==== Records for this exercise ====
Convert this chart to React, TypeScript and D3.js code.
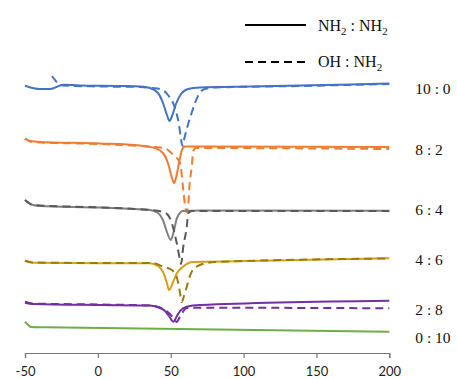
import React, { useEffect, useRef } from 'react';
import * as d3 from 'd3';

const WIDTH = 457;
const HEIGHT = 379;

// temperature (°C) vs stacked heat flow (arbitrary units, offset per ratio)
type Pt = [number, number];

const blueSolid: Pt[] = [
  [-50, 267.3], [-39.7, 264], [-32.8, 264], [-23.7, 268.3], [-12.3, 267.5], [15.2, 267],
  [28.9, 266.5], [35.8, 265], [41.3, 260], [44.7, 250], [47.4, 238], [49.2, 232],
  [50.9, 237], [53.6, 249], [57.1, 259], [61.9, 264], [70.1, 265.5], [104.4, 266.5],
  [138.7, 267.5], [173, 268.5], [200, 269.5],
];
const blueDashed: Pt[] = [
  [-31.5, 277], [-29.4, 273], [-27.4, 269.5], [-23.9, 267.5], [1.5, 266.5], [28.9, 266],
  [37.2, 265], [42.6, 264], [48.1, 258], [52.9, 245], [55.7, 228], [57.1, 213],
  [58.1, 207], [59.1, 213], [61.2, 225], [63.9, 238], [66.7, 250], [69.4, 259],
  [73.5, 264], [80.4, 265.5], [138.7, 267], [200, 269],
];

const orangeSolid: Pt[] = [
  [-50, 214.5], [-46.6, 212], [-39.7, 211], [1.5, 209.5], [28.9, 207.5], [39.2, 205],
  [44.7, 200], [48.1, 190], [50.9, 175], [52.3, 170], [53.6, 175], [55.7, 190],
  [57.7, 203], [59.8, 206.5], [70.1, 206.5], [200, 206],
];
const orangeDashed: Pt[] = [
  [-50, 214.5], [-46.6, 211.5], [-39.7, 210.5], [1.5, 209], [28.9, 207], [39.2, 206],
  [46.1, 204.7], [50.6, 199.7], [56.4, 190], [58.6, 163], [59.8, 148], [61, 141],
  [62, 147], [62.8, 166], [64.4, 186], [65.5, 202], [67.4, 205], [200, 204],
];

const graySolid: Pt[] = [
  [-50, 153], [-44.5, 148], [-39.7, 147], [1.5, 145.5], [35.8, 143], [41.3, 140],
  [44.7, 133], [47.4, 121], [50, 113], [52, 121], [54.3, 135], [58.4, 142],
  [70.1, 142.5], [200, 142.3],
];
const grayDashed: Pt[] = [
  [-50, 153], [-44.5, 148], [1.5, 145.5], [35.8, 143], [44.7, 141], [48.1, 138],
  [50.5, 131], [54.1, 110], [56.4, 93], [57.1, 89], [58.6, 106], [61, 126],
  [62.1, 140], [64.6, 142], [200, 142],
];

const goldSolid: Pt[] = [
  [-50, 92.3], [-44.5, 90.3], [1.5, 89.7], [35.8, 89.7], [41.3, 87], [44.7, 81],
  [47.4, 70], [48.8, 63], [51.6, 71], [54.3, 80], [58.4, 86.3], [65.3, 91],
  [77, 91.3], [200, 94.7],
];
const goldDashed: Pt[] = [
  [-50, 92.3], [-44.5, 90.5], [1.5, 90], [37.2, 90], [44.9, 86.3], [50.7, 83],
  [54.1, 76], [56.4, 60], [57.5, 51], [59.1, 57], [61, 66.3], [64.4, 81.3],
  [70.1, 88], [80.4, 91], [200, 94.5],
];

const purpleSolid: Pt[] = [
  [-50, 50.3], [-44.5, 49], [1.5, 48], [35.8, 47.5], [42.6, 45], [46.1, 42],
  [48.8, 37], [51.8, 31.3], [54.3, 37], [56.4, 42], [61, 46.3], [70.1, 48], [200, 52.3],
];
const purpleDashed: Pt[] = [
  [-50, 51.3], [-44.5, 49.5], [1.5, 48.5], [35.8, 47.5], [46.1, 43], [49.5, 39],
  [52.3, 34], [54.1, 31], [56.4, 36.3], [61, 45], [70.1, 45.3], [200, 44.7],
];

const greenSolid: Pt[] = [
  [-50, 31.3], [-47.7, 28], [-45.9, 26], [-36.3, 25.7], [200, 21.3],
];

const xTicks = [-50, 0, 50, 100, 150, 200];
const ratioLabels = ['10 : 0', '8 : 2', '6 : 4', '4 : 6', '2 : 8', '0 : 10'];
const ratioLevels = [264.7, 203.7, 143.7, 93.7, 43.7, 15.7];

const series = [
  { data: blueSolid, color: '#4472C4', dashed: false },
  { data: blueDashed, color: '#4472C4', dashed: true },
  { data: orangeSolid, color: '#ED7D31', dashed: false },
  { data: orangeDashed, color: '#ED7D31', dashed: true },
  { data: graySolid, color: '#808080', dashed: false },
  { data: grayDashed, color: '#595959', dashed: true },
  { data: goldSolid, color: '#D6A114', dashed: false },
  { data: goldDashed, color: '#9C7B0E', dashed: true },
  { data: purpleSolid, color: '#7030A0', dashed: false },
  { data: purpleDashed, color: '#7030A0', dashed: true },
  { data: greenSolid, color: '#70AD47', dashed: false },
];

const DASH = '8,5';

const App = () => {
  const axisRef = useRef<SVGGElement>(null);

  const x = d3.scaleLinear().domain([-50, 200]).range([25, 389.3]);
  const y = d3.scaleLinear().domain([0, 330]).range([353, 23]);

  const line = d3
    .line<Pt>()
    .x((d) => x(d[0]))
    .y((d) => y(d[1]))
    .curve(d3.curveMonotoneX);

  useEffect(() => {
    if (axisRef.current) {
      const g = d3.select(axisRef.current);
      g.selectAll('*').remove();
      g.call(
        d3
          .axisBottom(x)
          .tickValues(xTicks)
          .tickSize(5)
          .tickPadding(9)
          .tickFormat((d) => String(d))
      );
      g.select('.domain').attr('stroke', '#767676').attr('stroke-width', 1.2);
      g.selectAll('.tick line').attr('stroke', '#767676').attr('stroke-width', 1.2);
      g.selectAll('.tick text')
        .attr('fill', '#222')
        .style('font-family', 'Lato, "Liberation Sans", sans-serif')
        .style('font-size', '13px');
    }
  }, [x]);

  return (
    <svg
      width={WIDTH}
      height={HEIGHT}
      viewBox={`0 0 ${WIDTH} ${HEIGHT}`}
      style={{ position: 'absolute', left: 0, top: 0, background: '#fff' }}
    >
      <g>
        {series.map((s, i) => (
          <path
            key={i}
            d={line(s.data) as string}
            fill="none"
            stroke={s.color}
            strokeWidth={2}
            strokeDasharray={s.dashed ? DASH : undefined}
            strokeLinejoin="round"
          />
        ))}
      </g>

      <g ref={axisRef} transform={`translate(0, ${y(0)})`} />

      {/* ratio labels */}
      <g fontFamily='"Liberation Serif", "Times New Roman", serif' fontSize={15.5} fill="#111">
        {ratioLabels.map((t, i) => (
          <text key={t} x={x(200) + 26} y={y(ratioLevels[i])} dominantBaseline="central">
            {t}
          </text>
        ))}
      </g>

      {/* legend */}
      <g fontFamily='"Liberation Serif", "Times New Roman", serif' fontSize={16} fill="#111">
        <line x1={245} x2={306} y1={25} y2={25} stroke="#000" strokeWidth={2} />
        <text x={318} y={30.5}>
          NH<tspan fontSize={11} dy={4}>2</tspan>
          <tspan dy={-4}> : NH</tspan>
          <tspan fontSize={11} dy={4}>2</tspan>
        </text>
        <line x1={245} x2={306} y1={62} y2={62} stroke="#000" strokeWidth={2} strokeDasharray={DASH} />
        <text x={318} y={67}>
          OH : NH<tspan fontSize={11} dy={4}>2</tspan>
        </text>
      </g>
    </svg>
  );
};

export default App;
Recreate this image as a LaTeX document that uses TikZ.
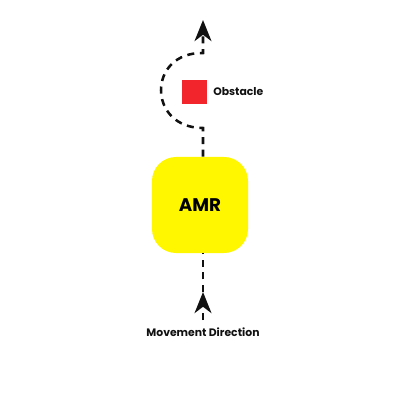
\documentclass[tikz,border=0pt]{standalone}
\usepackage{fontspec}
\setmainfont{Poppins}
\usetikzlibrary{arrows.meta, calc, positioning}
\definecolor{ink}{HTML}{111111}
\definecolor{amryel}{HTML}{FFF700}
\definecolor{obred}{HTML}{F2242C}
\tikzset{path/.style={ink,line width=1.8pt,dash pattern=on 5pt off 4pt},
  tip/.style={-{Stealth[length=15pt,width=12pt,inset=4.5pt]}},
  lbl/.style={ink,font=\bfseries\fontsize{7.7}{9}\selectfont}}
\begin{document}
\begin{tikzpicture}[x=0.025cm,y=-0.025cm]
  \useasboundingbox (0,0) rectangle (400,400);
  \node[fill=amryel,rounded corners=0.6cm,minimum size=2.4cm,inner sep=0pt,font=\bfseries\fontsize{13}{15}\selectfont] (amr) at (200,205) {AMR};
  \fill[obred] (182,80) rectangle (207,104);\coordinate (ob) at (207,92);
  \node[lbl,anchor=west,inner sep=0pt] (obl) at ($(ob)+(6,0)$) {Obstacle};
  \node[lbl,inner sep=0pt] (mv) at (203,332) {Movement Direction};
  \coordinate (t) at (203,320);\coordinate (m) at (203,292);
  \coordinate (s1) at (203,128);\coordinate (e1) at (203,53);\coordinate (h) at (203,20);
  % bottom: arrow midway
  \draw[path,tip] (t)--(m);
  \draw[path] (m)--(amr.south -| m);
  % top: detour round the obstacle
  \draw[path,tip] (amr.north -| s1)--(s1) .. controls (147,128) and (147,52) .. (e1)--(h);
\end{tikzpicture}
\end{document}
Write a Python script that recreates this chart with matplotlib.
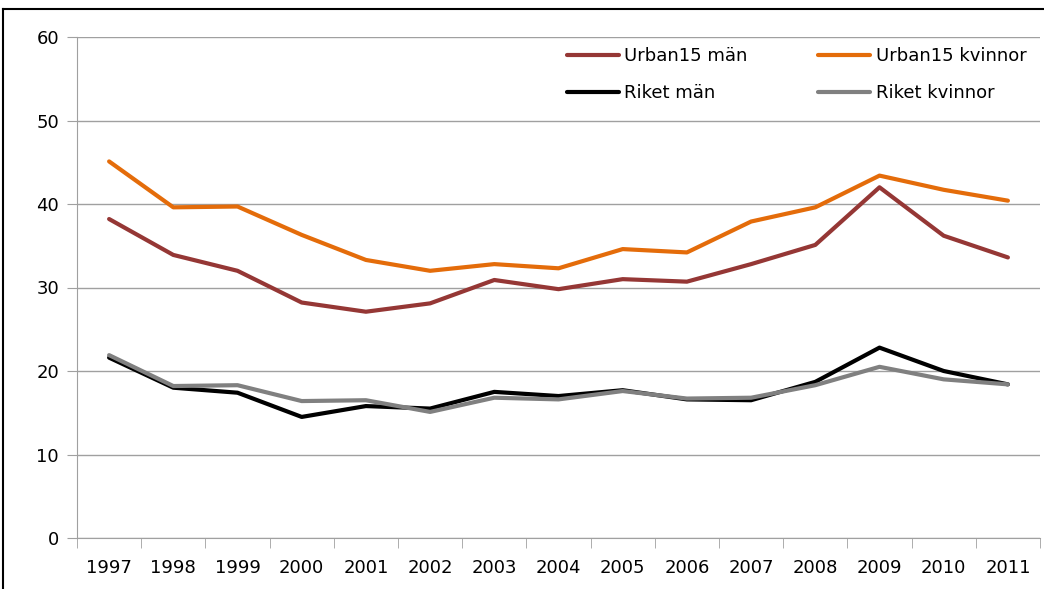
====
Exercise brief –
List all lines from the entries that include the word "React".

Response below –
Convert this chart to React, TypeScript and D3.js code.
import React, { useEffect, useRef } from 'react';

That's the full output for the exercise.